Et en guise de conclusion, Snyder tire une autre flèche en direction de Goodenow. " Il ne veut rien entendre d'un sujet que nous n'avons même pas encore cherché à négocier. Il faut croire que les joueurs et le syndicat ont dressé une ligne dans le sable et qu'ils n'ont pas l'intention de passer cette ligne. "

Le problème, c'est que les propriétaires ont aussi dressé une ligne et qu'ils n'ont pas l'intention de la passer.

Ce qui nous amène à l'option de l'impasse, un sujet qui reviendra de plus en plus dans les discussions puisqu'à écouter les propriétaires et devant la position prise par l'Association des joueurs de la Ligue nationale. L'impasse, comme on le précisait récemment dans cette rubrique, est l'option qui s'offre aux proprios pour imposer unilatéralement un plafond salarial. Pour y arriver, Gary Bettman et son groupe devront prouver devant la Cour, aux Etats-Unis, qu'ils ne peuvent venir en à un accord avec les joueurs, qu'il n'y a pas de volonté de la part des athlètes à trouver des solutions pour la création d'un nouveau système économique.

Si la Cour donne raison aux propriétaires, ils pourront alors décréter que le lock-out est terminé et que les joueurs qui veulent revenir au boulot, aux conditions de la nouvelle convention collective des proprios, seront les bienvenus. En principe, dans une telle situation, l'Association des joueurs conteste la décision de la Cour et déclare la grève. Comme l'avait fait la NFL en 1987.

Au cours des derniers jours, plusieurs joueurs évoluant dans les ligues mineures ont affirmé qu'ils ne refuseraient aucune invitation de la part des équipes de la Ligue nationale. Plusieurs d'entre eux mentionnent qu'ils ne seraient pas des scabs parce qu'ils n'appartiennent pas à l'Association des joueurs de la Ligue nationale.

Ici, dans la Ligue nord-américaine, les joueurs ne sont pas insensibles à ce qui se passe actuellement dans le hockey professionnel. Mathieu Benoit, par exemple, repêché par les Devils du New Jersey en 1997, maintenant avec les Dragons de Verdun, ne cache pas qu'il accepterait une offre d'une formation de la Ligue nationale. " Tu penses à jouer dans cette ligue depuis que tu joues au hockey. Je regarde des gars comme Lecavalier, Richards et compagnie, et je me dis que je pourrais tenir mon bout dans cette ligue. Serais-je un scab? Non, parce que je ne suis pas un membre de l'AJLNH. "

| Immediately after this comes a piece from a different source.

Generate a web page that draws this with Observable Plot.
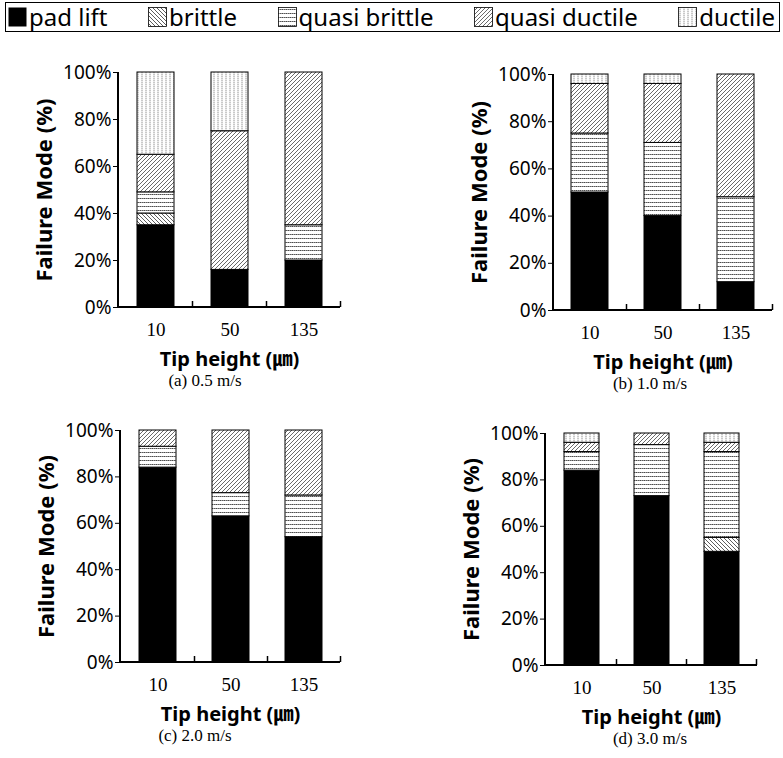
<!DOCTYPE html>
<html><head><meta charset="utf-8">
<script src="https://cdn.jsdelivr.net/npm/d3@7"></script>
<script src="https://cdn.jsdelivr.net/npm/@observablehq/plot@0.6"></script>
<style>
body{margin:0;background:#fff;}
#root{position:relative;width:783px;height:758px;overflow:hidden;font-family:"Noto Sans",sans-serif;}
#legend{position:absolute;left:5px;top:2px;width:767px;height:28px;border:1.5px solid #000;font-size:24px;display:flex;align-items:center;justify-content:space-between;padding:0 4px 0 2px;box-sizing:content-box;}
.item{display:flex;align-items:center;white-space:nowrap;line-height:28px;}
.item svg{margin-right:2px;}
.panel{position:absolute;}
.caption{position:absolute;font-family:"Liberation Serif",serif;font-size:17px;transform:translateX(-50%);white-space:nowrap;}
</style></head><body><div id="root"><div id="legend"></div></div>
<script>
const tipHeights = ["10", "50", "135"];
const modes = ["pad lift", "brittle", "quasi brittle", "quasi ductile", "ductile"];
const panelLabels = ["(a) 0.5 m/s", "(b) 1.0 m/s", "(c) 2.0 m/s", "(d) 3.0 m/s"];
const yTicks = [0, 20, 40, 60, 80, 100];
// rows: tip height 10, 50, 135 ; columns: pad lift, brittle, quasi brittle, quasi ductile, ductile (%)
const speed05 = [[35, 5, 9, 16, 35], [16, 0, 0, 59, 25], [20, 0, 15, 65, 0]];
const speed10 = [[50, 0, 25, 21, 4], [40, 0, 31, 25, 4], [12, 0, 36, 52, 0]];
const speed20 = [[84, 0, 9, 7, 0], [63, 0, 10, 27, 0], [54, 0, 18, 28, 0]];
const speed30 = [[84, 0, 8, 4, 4], [73, 0, 22, 5, 0], [49, 6, 37, 4, 4]];

function patternDefs(p) {
  return `
  <pattern id="${p}-1" patternUnits="userSpaceOnUse" width="4" height="4"><rect width="4" height="4" fill="#fff"/><path d="M-1,-1L5,5M-1,3L1,5M3,-1L5,1" stroke="#333" stroke-width="0.8"/></pattern>
  <pattern id="${p}-2" patternUnits="userSpaceOnUse" width="4" height="4"><rect width="4" height="4" fill="#fff"/><path d="M0,2.5H4" stroke="#333" stroke-width="0.9" stroke-dasharray="1.5,0.6"/></pattern>
  <pattern id="${p}-3" patternUnits="userSpaceOnUse" width="4" height="4"><rect width="4" height="4" fill="#fff"/><path d="M-1,5L5,-1M-1,1L1,-1M3,5L5,3" stroke="#444" stroke-width="0.8"/></pattern>
  <pattern id="${p}-4" patternUnits="userSpaceOnUse" width="4" height="4"><rect width="4" height="4" fill="#fff"/><path d="M2,0V4" stroke="#777" stroke-width="0.8" stroke-dasharray="1.2,0.6"/></pattern>`;
}
function fills(p) { return ["#000", `url(#${p}-1)`, `url(#${p}-2)`, `url(#${p}-3)`, `url(#${p}-4)`]; }

// legend
const legend = document.getElementById("legend");
modes.forEach((m, j) => {
  const it = document.createElement("div");
  it.className = "item";
  const f = fills("lg")[j];
  it.innerHTML = `<svg width="19" height="20"><defs>${patternDefs("lg")}</defs><rect x="0.5" y="0.5" width="18" height="19" fill="${f}" stroke="#000" stroke-width="${j === 0 ? 0 : 0.8}"/></svg><span>${m}</span>`;
  legend.appendChild(it);
});

const panels = [
  {vals: speed05, left: 0, top: 60, width: 360, ml: 118, mr: 20, mt: 12, plotH: 235, cap: 205},
  {vals: speed10, left: 400, top: 60, width: 383, ml: 153, mr: 11, mt: 14, plotH: 236, cap: 650},
  {vals: speed20, left: 0, top: 410, width: 360, ml: 120, mr: 20, mt: 20, plotH: 232, cap: 195},
  {vals: speed30, left: 400, top: 410, width: 383, ml: 145, mr: 26, mt: 23, plotH: 232, cap: 650}
];

const root = document.getElementById("root");
panels.forEach((P, k) => {
  const pid = "pp" + k;
  const rows = tipHeights.flatMap((t, i) => modes.map((m, j) => ({tip: t, mode: m, value: P.vals[i][j]}))).filter(d => d.value > 0);
  const mb = 70;
  const decor = (index, scales, values, dims) => {
    const g = d3.create("svg:g");
    g.append("defs").html(patternDefs(pid));
    const {x, y} = scales;
    const x0 = dims.marginLeft, x1 = dims.width - dims.marginRight;
    g.append("line").attr("x1", x0).attr("x2", x0).attr("y1", y(0) + 1).attr("y2", y(100)).attr("stroke", "#000").attr("stroke-width", 2);
    g.append("line").attr("x1", x0).attr("x2", x1).attr("y1", y(0)).attr("y2", y(0)).attr("stroke", "#000").attr("stroke-width", 2);
    const bw = x.bandwidth();
    tipHeights.forEach(t => {
      const bx = x(t) + 1.5 * bw;
      g.append("line").attr("x1", bx).attr("x2", bx).attr("y1", y(0)).attr("y2", y(0) - 6).attr("stroke", "#000").attr("stroke-width", 1.5);
    });
    return g.node();
  };
  const svg = Plot.plot({
    width: P.width,
    height: P.mt + P.plotH + mb,
    marginLeft: P.ml, marginRight: P.mr, marginTop: P.mt, marginBottom: mb,
    style: {fontFamily: "Noto Sans", fontSize: "19px", color: "#000", background: "transparent", overflow: "visible"},
    x: {domain: tipHeights, paddingInner: 0.5, paddingOuter: 0.25, axis: null},
    y: {domain: [0, 100], axis: null},
    color: {type: "ordinal", domain: modes, range: fills(pid)},
    marks: [
      Plot.barY(rows, {x: "tip", y: "value", fill: "mode", stroke: "#000", strokeWidth: 1}),
      Plot.axisY({ticks: yTicks, tickFormat: d => d + "%", tickSize: 5, tickPadding: 2, fontSize: 19, label: null}),
      Plot.axisX({tickSize: 0, tickPadding: 15, fontFamily: "Liberation Serif", fontSize: 19, label: null}),
      Plot.text(["Tip height (㎛)"], {frameAnchor: "bottom", dy: 58, fontWeight: "bold", fontSize: 20, fontFamily: "Noto Sans, Noto Sans CJK KR"}),
      Plot.text(["Failure Mode (%)"], {frameAnchor: "left", textAnchor: "middle", rotate: -90, dx: -74, fontWeight: "bold", fontSize: 22})
      , decor
    ]
  });
  const div = document.createElement("div");
  div.className = "panel";
  div.style.left = P.left + "px";
  div.style.top = P.top + "px";
  div.appendChild(svg);
  root.appendChild(div);
  const cap = document.createElement("div");
  cap.className = "caption";
  cap.textContent = panelLabels[k];
  cap.style.left = P.cap + "px";
  cap.style.top = (P.top + P.mt + P.plotH + 64) + "px";
  root.appendChild(cap);
});
</script></body></html>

Benoit a 25 ans et ils sont nombreux ceux qui se retrouvent dans le même contexte que lui. David St-Pierre, ex-joueur de l'organisation des Flames de Calgary, n'hésiterait pas non plus si jamais une offrait lui était présenté. Dans la Ligue américaine, plusieurs joueurs ont exprimé le même désir. On dira que les propriétaires n'iront jamais jusque là, qu'ils ne pourraient offrir un spectacle relevé à une clientèle habituée aux meilleurs patineurs du monde. Sauf que les propriétaires savent très bien que la NFL défia cette théorie, il y a plusieurs années, qu'elle força les joueurs de premier plan à réviser leurs positions et à franchir les lignes de piquetage. Et les propriétaires ont un gros avantage, ils ont les contrats de télévision en poche et ils possèdent les amphithéâtres.

Et ils savent très bien que la solidarité s'amenuiserait rapidement parmi les membres du syndicat.